Assuming that the level of significance of the test \(\alpha\) is \(0.05\), the outcome of the test is the following:

If \( |Z| > 1.96 \): Reject \(H_0\) there are enough evidence to reject \(H_0\) so a statistically significant trend exists.
If \( |Z| \leq 1.96 \): Fail to reject \(H_1\), there are no evidence to reject \(H_0\) so no statistically significant trend exists.

Here, \(1.96\) corresponds to the \(97.5^{th}\) percentile of the standard normal distribution, meaning that the probability of observing a value greater than this under the null hypothesis (\(H_0\)) is less than a \(0.05\). In other words, it represents the probability of making an error (Type I ) that we are willing to accept. Note that the level of significance is arbitrary and can be chosen depending on the context.

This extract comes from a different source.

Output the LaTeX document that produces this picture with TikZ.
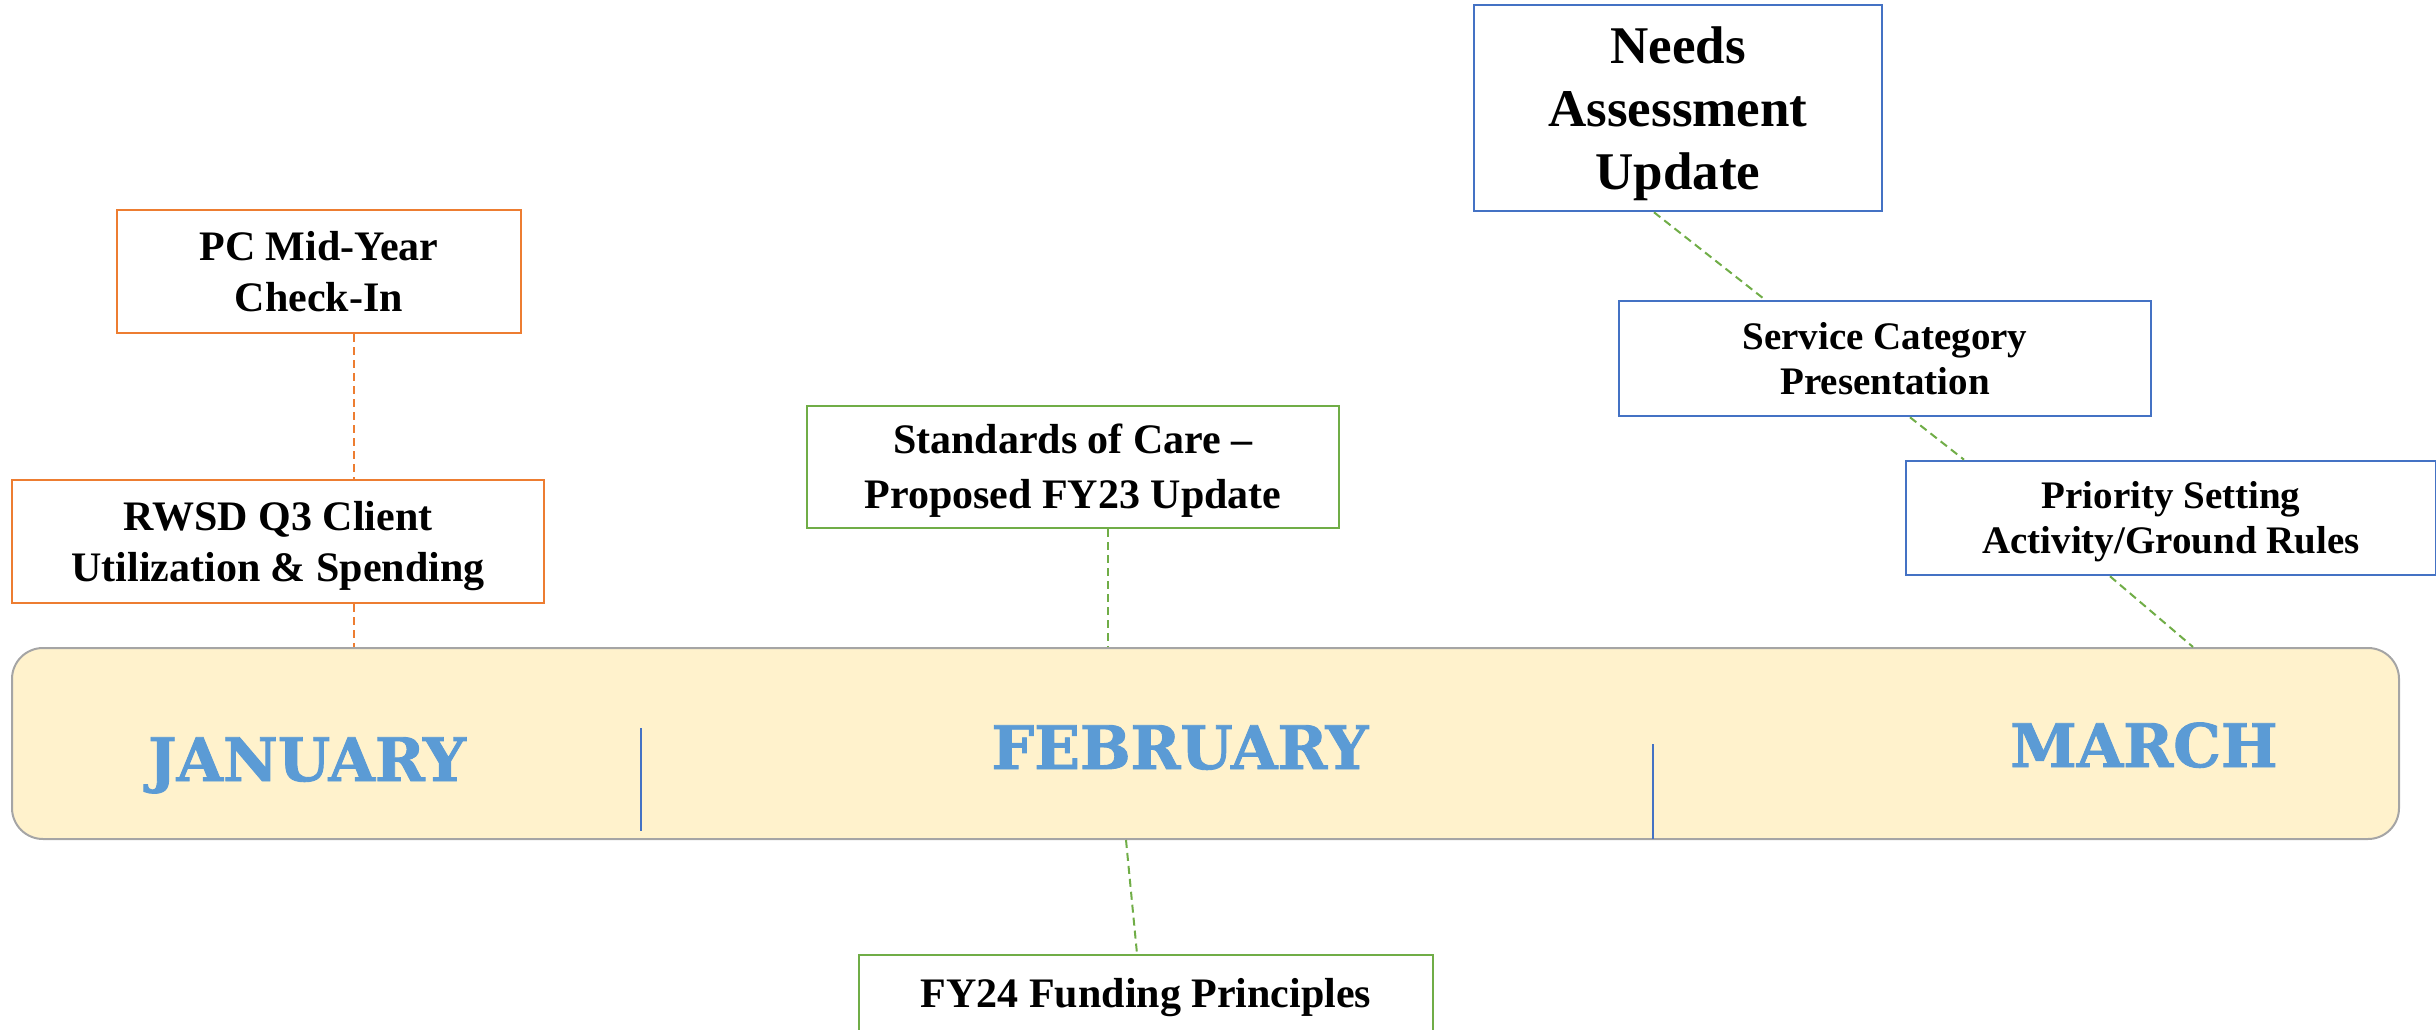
\documentclass[tikz,border=0pt]{standalone}
\usepackage{fontspec}
\setmainfont{Liberation Serif}
\newfontfamily\monthfont[FakeBold=1.5]{DejaVu Serif}
\usepackage{tikz}
\usetikzlibrary{calc}
\definecolor{janColor}{HTML}{ED7D31}
\definecolor{febColor}{HTML}{70AD47}
\definecolor{marColor}{HTML}{4472C4}
\definecolor{monthColor}{HTML}{5B9BD5}
\definecolor{barFill}{HTML}{FFF2CC}
\definecolor{barEdge}{HTML}{A5A5A5}
% full line height above the first and below the last line
\newcommand\upstrut{\rule{0pt}{0.9em}}
\newcommand\downstrut{\rule[-0.22em]{0pt}{0.22em}}

\tikzset{
    event/.style={draw, line width=2.6pt, fill=white, inner sep=0pt, align=center,
        font=\bfseries\fontsize{42}{51}\selectfont},
    link/.style={line width=2pt, dash pattern=on 8pt off 5pt},
    month/.style={anchor=base, text=monthColor, font=\monthfont\bfseries\fontsize{60}{60}\selectfont}
}

\begin{document}
\begin{tikzpicture}[x=1pt, y=-1pt]
    \useasboundingbox (0,0) rectangle (2436,1030);
    % timeline bar
    \node[draw=barEdge, line width=2pt, fill=barFill, rounded corners=31pt,
        minimum width=2387pt, minimum height=191pt] (bar) at (1205.5,743.5) {};
    \draw[marColor, line width=1.4pt] (641,728) -- (641,831);
    \draw[marColor, line width=1.4pt] (1653,744) -- (1653,839);
    \node[month] (jan) at (307,781) {JANUARY};
    \node[month] (feb) at (1180,769) {FEBRUARY};
    \node[month] (mar) at (2144,767) {MARCH};

    % january
    \node[event, draw=janColor, minimum width=404pt, minimum height=123pt] (pc) at (319,271.5)
        {\upstrut PC Mid-Year\\Check-In\downstrut};
    \node[event, draw=janColor, minimum width=532pt, minimum height=123pt] (rwsd) at (278,541.5)
        {\upstrut RWSD Q3 Client\\Utilization \& Spending\downstrut};
    \draw[link, janColor] ([xshift=35pt]pc.south) -- ([xshift=76pt]rwsd.north);
    \draw[link, janColor] ([xshift=76pt]rwsd.south) -- ([xshift=76pt]rwsd.south |- bar.north);

    % february
    \node[event, draw=febColor, minimum width=532pt, minimum height=122pt,
        font=\bfseries\fontsize{42}{55}\selectfont] (soc) at (1073,467)
        {\upstrut Standards of Care --\\Proposed FY23 Update\downstrut};
    \node[event, draw=febColor, minimum width=574pt, minimum height=77pt] (fund) at (1146,993.5)
        {\upstrut FY24 Funding Principles\downstrut};
    \draw[link, febColor] ([xshift=35pt]soc.south) -- ([xshift=35pt]soc.south |- bar.north);
    \draw[link, febColor] ([xshift=-79.5pt]bar.south) -- ([xshift=-9pt]fund.north);

    % march
    \node[event, draw=marColor, minimum width=408pt, minimum height=206pt,
        font=\bfseries\fontsize{53}{63}\selectfont] (needs) at (1678,108)
        {\upstrut Needs\\Assessment\\Update\downstrut};
    \node[event, draw=marColor, minimum width=532pt, minimum height=115pt,
        font=\bfseries\fontsize{39}{45}\selectfont] (svc) at (1885,358.5)
        {\upstrut Service Category\\Presentation\downstrut};
    \node[event, draw=marColor, minimum width=530pt, minimum height=114pt,
        font=\bfseries\fontsize{39}{45}\selectfont] (prio) at (2171,518)
        {\upstrut Priority Setting\\Activity/Ground Rules\downstrut};
    \draw[link, febColor] ([xshift=-24pt]needs.south) -- ([xshift=-120pt]svc.north);
    \draw[link, febColor] ([xshift=25pt]svc.south) -- ([xshift=-207pt]prio.north);
    \draw[link, febColor] ([xshift=-61pt]prio.south) -- ([xshift=987.5pt]bar.north);
\end{tikzpicture}
\end{document}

Instead of choosing a fixed level of significance, we can evaluate the p-value, which represents the probability of observing the test statistic, in this case \(Z\), under the null hypothesis. A small p-value indicates strong evidence against \(H_0\), while a large p-value suggests that the observations are consistent with it.

After identifying a trend, a first-order polynomial (linear) fit, often obtained through linear regression, can provide a simple deterministic approximation of the underlying trend.

It is important to note that the MK trend test fails to detect cyclic patterns, such as seasonal variations, because it is a test for monotonic trend.